Crossovers


Okay, I'm confused about the various types of crossovers. From first order to fourth order Linkwitz-Riley, there's a ton of various setups and schools of thought. What's the difference? What do the "orders" mean? I've tried looking around online, but most of the explanations are very technical. While I'm not a complete lunkhead about this stuff, what I'm really looking for is an explanation that can be understood without a degree in electrical engineering or decades of speaker-building experience.

If anyone would like to attempt a layman's explanation of the theory and application, I'm interested.

-Chris
cds9000

Showing 1 response by cinematic_systems

If you pay me, I'll put it into laymans terms. $200/hr.

Should take 10-12 hours, to get you the basics so you can build on that foundation.

What you're asking is so broad and vast that quite literally I have offerred you a bargain.

Crossovers are about division thus math is necessary to explain what is happening with any kind of precision.

So what I recommend as "cliff notes" to get you started is get a DIY book like the Loudspeaker Cookbook by vance Dickason or I think martin Collums book touches on the subject too. The fact is very few speakers have text book crossovers in them despite what they claim since most drivers do not not exhibit text book responses and with phenomena like the baffle step etc. this will alter a crossover from stock too.

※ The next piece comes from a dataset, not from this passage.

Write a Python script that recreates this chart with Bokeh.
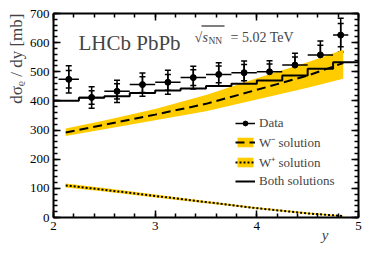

I'm afraid it takes some time and initiative to get to where even "layman's explanation" can be understood otherwise you will be in a world of mostly false generalizations...worse off than you are now.

Thus I look to your own vision statement and say you will need some DIY experience and some math. Without understanding the basic elements you will be lost on the concepts. You have to meet it atleast half way, learn the math and the relevent vocabulary and the concepts will make more sense. Otherwise you'll just be kidding yourself.